NO NOSTALGIA, THANKS
Despite the wildly successful reissue of the Star Wars trilogy, Harrison Ford isn't interested in reliving his Han Solo years. "Once a film is finished," he says, "it's over for me. I'm on to something else." Ford, 54, who matches wits with Brad Pitt in The Devil's Own, the thriller opening March 26, has had an even tougher time burying his past as Indiana Jones. "Let's say I go to the hardware store," he says. "I want to talk about screws. I don't want to talk about whether I'm going to do Indiana Jones 4." But Ford does have a keepsake from that action hero. "Okay, I still have the hat," he admits.

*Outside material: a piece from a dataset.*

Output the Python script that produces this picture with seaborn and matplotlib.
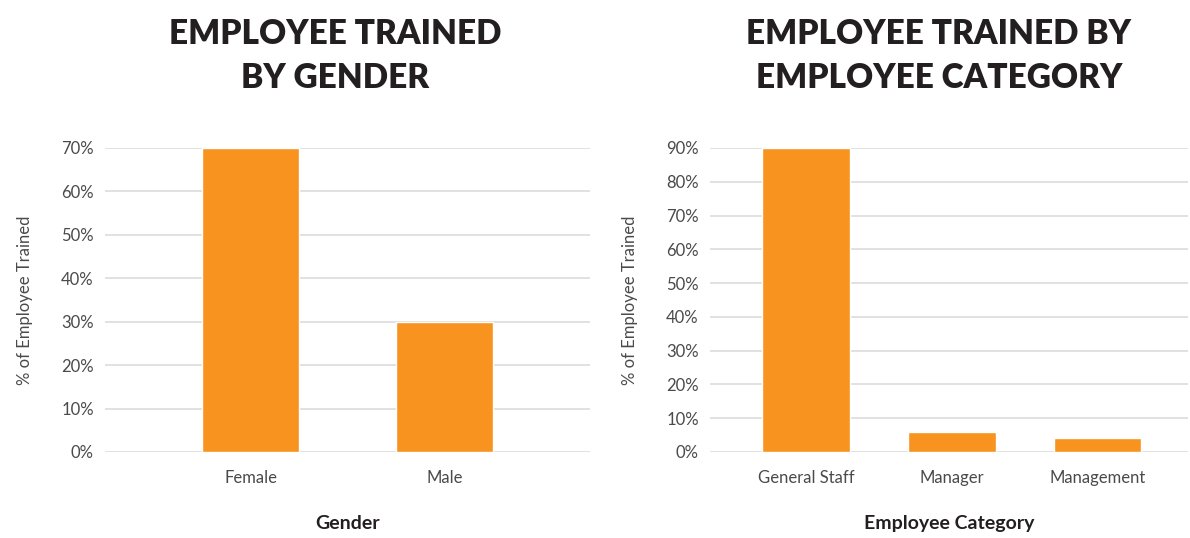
import matplotlib
matplotlib.use("Agg")
import matplotlib.pyplot as plt
import seaborn as sns
import pandas as pd
from matplotlib.ticker import FuncFormatter, MultipleLocator

# data
gender = ["Female", "Male"]
gender_pct = [70, 30]
category = ["General Staff", "Manager", "Management"]
category_pct = [90, 6, 4]

ORANGE = "#F7931E"
GRID = "#dcdcdc"
TEXT = "#4a4a4a"

sns.set_theme(style="white")
plt.rcParams['font.family'] = ['Lato', 'DejaVu Sans']

W, H = 1190, 538
fig = plt.figure(figsize=(W / 100, H / 100), dpi=100)

def px_axes(x0, y0, x1, y1):
    return fig.add_axes([x0 / W, 1 - y1 / H, (x1 - x0) / W, (y1 - y0) / H])

def style(ax, ymax, xlim, xlabel):
    ax.set_ylim(0, ymax)
    ax.set_xlim(*xlim)
    ax.yaxis.set_major_locator(MultipleLocator(10))
    ax.yaxis.set_major_formatter(FuncFormatter(lambda v, p: f"{v:.0f}%"))
    ax.grid(axis="y", color=GRID, linewidth=1.2)
    ax.set_axisbelow(True)
    for s in ax.spines.values():
        s.set_visible(False)
    ax.tick_params(axis="both", length=0, labelsize=12, labelcolor=TEXT, pad=8)
    ax.tick_params(axis="x", pad=13)
    ax.set_ylabel("% of Employee Trained", fontsize=12, color=TEXT,
                  labelpad=20)
    ax.set_xlabel(xlabel, fontsize=14, fontweight="bold", color="#231f20",
                  labelpad=21)

# left chart
ax1 = px_axes(105, 148, 590, 452)
df1 = pd.DataFrame({"Gender": gender, "pct": gender_pct})
sns.barplot(data=df1, x="Gender", y="pct", color=ORANGE, saturation=1,
            width=0.5, ax=ax1)
style(ax1, 70, (-0.75, 1.75), "Gender")

# right chart
ax2 = px_axes(710, 148, 1188, 452)
df2 = pd.DataFrame({"Category": category, "pct": category_pct})
sns.barplot(data=df2, x="Category", y="pct", color=ORANGE, saturation=1,
            width=0.6, ax=ax2)
style(ax2, 90, (-0.66, 2.62), "Employee Category")

fig.text(335 / W, 1 - 56 / H, "EMPLOYEE TRAINED\nBY GENDER", ha="center",
         va="center", fontsize=24, fontweight="heavy", color="#231f20",
         linespacing=1.5)
fig.text(939 / W, 1 - 56 / H, "EMPLOYEE TRAINED BY\nEMPLOYEE CATEGORY",
         ha="center", va="center", fontsize=24, fontweight="heavy",
         color="#231f20", linespacing=1.5)

fig.savefig("out.png", dpi=100)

But it has been a long time since he slipped on Indy's famed fedora. "It's somewhere in a closet, behind lots of stuff," says Ford. "I'm not even sure what closet."

CIVIL WARRIOR
Breaking the Waves' Emily Watson, in the running for the Best Actress Oscar, has been breaking bread with the competition, Secrets & Lies' Brenda Blethyn. "We've been up for the same awards since last May," Watson, 30, says of her fellow Brit. "So we've been hanging out at all these awards ceremonies." Who's winning the head-to-head rivalry? "I'd say Brenda," says Watson. "I really don't know [the score], and I really don't want to care too much. But we do have a laugh about it." She won't mind if Blethyn gets the last laugh on Oscar night March 24. "She is lovely," says Watson, who has been working on the all-important grin-and-clap routine in the event she's an also-ran. "I am in front of the mirror," she says with a laugh, "practicing for hours."

BILL MEETS BILL
As host of ABC's late-night talk show Politically Incorrect, comedian Bill Maher skewers President Clinton regularly. So Maher was surprised when he was asked to perform earlier this month at the Ford's Theatre presidential gala in Washington (taped to air March 29 on ABC). When he met the President at a White House reception beforehand, "I got a little bit of the evil eye," says Maher, 41, "like maybe he saw something [on my show] the night before he didn't like." But apparently there were no hard feelings. "I brought my mother [Julie Maher]," says Maher. "And I said, 'Mr. President, this is my mother. She's going to be 78 tomorrow' And he stood and held her. He didn't perfunctorily say, 'Happy birthday' and move on." Then the First Lady got into the act. After Maher joined Natalie Cole, Jon Bon Jovi and Kevin Spacey onstage at Ford's, he says, "Hillary got up and said to everybody, 'It's Bon Jovi's birthday. It's also Bill Maher's mother's birthday. Her name is Julie, so let's sing "Happy Birthday!" ' It was amazing."

MAKING UP WITH DAD
Lush-lipped actress Liv Tyler ignores the hype that she is one of Hollywood's hottest young stars. "Lips, ships, hoopla, schmoopla," says Tyler, 19, who plays one of three sisters in the '50s drama Inventing the Abbotts, opening April 4. "When I see a mag with me on the cover, it looks like a mock thing my friends made up as a joke." The ex-model says she wasn't taken seriously as an actress until she starred in Bernardo Bertolucci's Stealing Beauty and Tom Hanks's That Thing You Do! "Everyone treated me like this kid," says Tyler. "Now my opinion is considered worthy. Finally." But offscreen, she's pure teen. "I just want to sleep late, listen to music and go to the mall," says Tyler. "And I still have slumber parties with my father [Aerosmith's Steven Tyler] where we do beauty treatments. It's really cool because he has all the good creams and stuff."